Anti-corruption advocates Risa Hontiveros, Leah Navarro and retired Brigadier General Danilo Lim filed Wednesday a joint complaint-affidavit before Justice Secretary Leila De Lima accusing Sandiganbayan justices Edilberto G. Sandoval, Teresita V. Diaz-Baldos and Samuel R. Martires of issuing an unjust order over its decision granting approval on the Garcia plea bargain agreement.
In the complaint, the three justices are accused of "knowingly and willfully" issuing an interlocutory order that violates Article 206 of the Revised Penal Code.
Article 206 states that any judge who shall knowingly render an unjust interlocutory order or decree shall suffer the penalty of arresto mayor in its minimum period and suspension. "But if he shall have acted by reason of inexcusable negligence or ignorance and the interlocutory order or decree be manifestly unjust, the penalty shall be suspension," the article states.
The complainants stressed how the plea bargain deal was “patently irregular" especially since the accused was only made to return P135 million of a reported P303 million in plundered wealth.
They said the plea bargaining agreement failed to secure the consent of the offended party, which is the Armed Forces of the Philippines.
They also noted the "undue haste in the approval of the agreement" as it was approved on the day the resignation of former Ombudsman Merceditas Guttierrez took effect.
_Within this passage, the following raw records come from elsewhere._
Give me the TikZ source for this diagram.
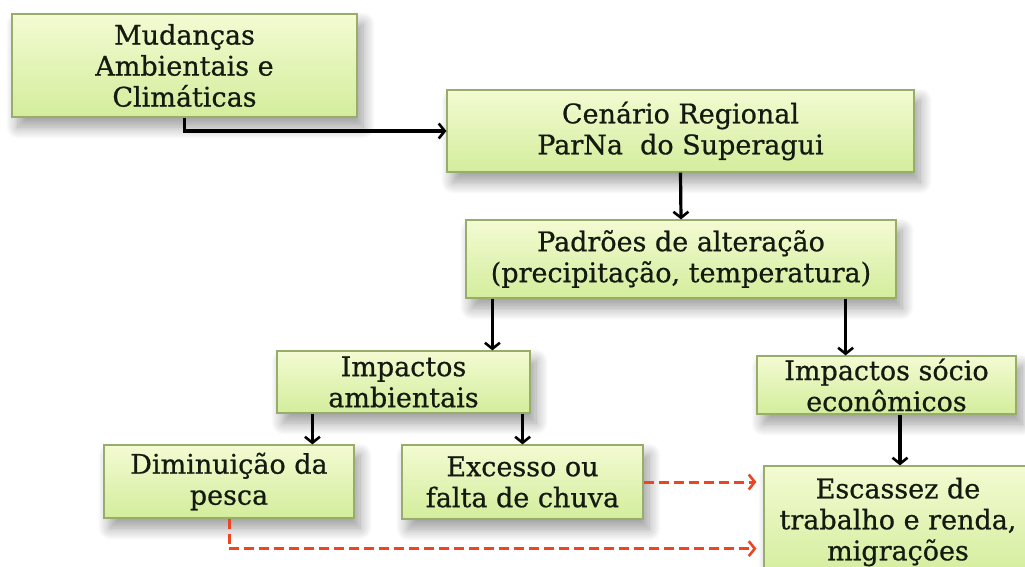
\documentclass[tikz,border=0pt]{standalone}
\usepackage{fontspec}
\setmainfont{DejaVu Serif}
\newfontfamily\boxfont{DejaVu Serif}[FakeBold=0.7]
\usetikzlibrary{arrows.meta,shadows.blur}
\definecolor{boxtop}{HTML}{F3FBD2}
\definecolor{boxbot}{HTML}{D3ED9C}
\definecolor{boxline}{HTML}{98AC6C}
\definecolor{redarrow}{HTML}{EE4422}
\definecolor{txt}{HTML}{151A10}
\begin{document}
\begin{tikzpicture}[x=1pt,y=-1pt,
  box/.style={draw=boxline, line width=1.2pt, top color=boxtop, bottom color=boxbot,
    align=center, text=txt, font=\boxfont\fontsize{27}{31}\selectfont, inner sep=0pt,
    blur shadow={shadow xshift=6pt, shadow yshift=-10pt, shadow blur radius=12pt, shadow blur steps=12, shadow opacity=40}},
  conn/.style={line width=3.2pt, -{Straight Barb[length=6pt,width=15pt,line width=2.6pt]}},
  redconn/.style={redarrow, line width=3pt, dash pattern=on 10pt off 5pt,
    -{Straight Barb[length=6pt,width=15pt,line width=2.6pt]}, shorten >=7pt}
]
\useasboundingbox (0,0) rectangle (1025,566);
\clip (0,0) rectangle (1025,566);
\node[box, minimum width=345pt, minimum height=103pt] (m1) at (184.5,65.5) {Mudanças\\Ambientais e\\Climáticas};
\node[box, minimum width=467pt, minimum height=82pt] (m2) at (680.5,131) {Cenário Regional\\ParNa\ \ do Superagui};
\node[box, minimum width=430pt, minimum height=78pt] (m3) at (681,259) {Padrões de alteração\\(precipitação, temperatura)};
\node[box, minimum width=253pt, minimum height=62pt] (m4) at (403.5,382) {Impactos\\ambientais};
\node[box, minimum width=259pt, minimum height=58pt] (m5) at (886.5,385) {Impactos sócio\\econômicos};
\node[box, minimum width=250pt, minimum height=73pt] (m6) at (229,481.5) {Diminuição da\\pesca};
\node[box, minimum width=241pt, minimum height=74pt] (m7) at (522.5,482) {Excesso ou\\falta de chuva};
\node[box, minimum width=268pt, minimum height=112pt] (m8) at (898,522) {Escassez de\\trabalho e renda,\\migrações};

\draw[conn] (m1.south) |- (m2.west);
\draw[conn] (m2.south) -- (m3.north);
\coordinate (a1) at ([xshift=27pt]m3.south west);
\draw[conn] (a1) -- (a1 |- m4.north);
\coordinate (a2) at ([xshift=-51pt]m3.south east);
\draw[conn] (a2) -- (a2 |- m5.north);
\coordinate (a3) at ([xshift=36pt]m4.south west);
\draw[conn] (a3) -- (a3 |- m6.north);
\coordinate (a4) at ([xshift=-8pt]m4.south east);
\draw[conn] (a4) -- (a4 |- m7.north);
\coordinate (a5) at ([xshift=13.5pt]m5.south);
\draw[conn] (a5) -- (a5 |- m8.north);
\draw[redconn] (m7.east) -- (m7.east -| m8.west);
\coordinate (d1) at ([yshift=-30pt]m6.south);
\draw[redconn] (m6.south) -- (d1) -- (d1 -| m8.west);
\end{tikzpicture}
\end{document}
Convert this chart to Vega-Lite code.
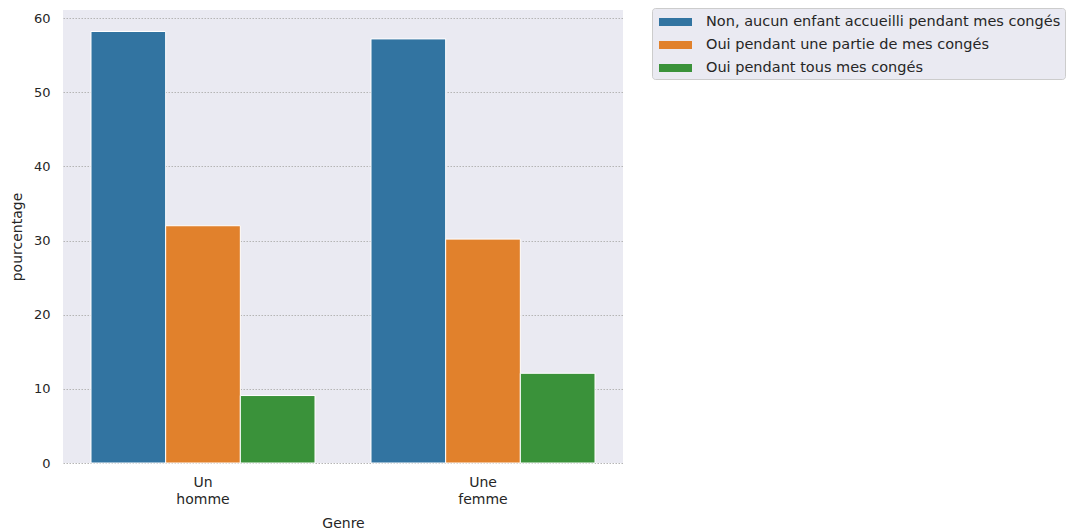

This prevented Gutierrez's replacement from questioning the deal.
"Irregularity is manifest as the deal was executed way beyond arraignment or even pre-trial as provided in Section 2 Rule 116 of the Rules of Court," the complaint said.
Noted Hontiveros: "You don’t need to be a lawyer to know that a patent transgression was committed by the justices in approving a defective agreement. Binargain ang hustisya. Nilako sa mga corrupt. Talong talo ang mamamayan dito."
Meanwhile, Lim said the justices’ decision invites further discord among the ranks of the military.
“The decision is not courting closure and justice; what it is inviting is resentment that could lead to a dangerous political friction within the military establishment. Instead of healing old wounds, the plea bargain deal is adding salt to injury, more so, creating new and deep political abrasions inside the military,” he said.
For her part, Navarro said the filing of a joint complaint against the justices is testimony that they will wage an all-out campaign against plunder and corruption.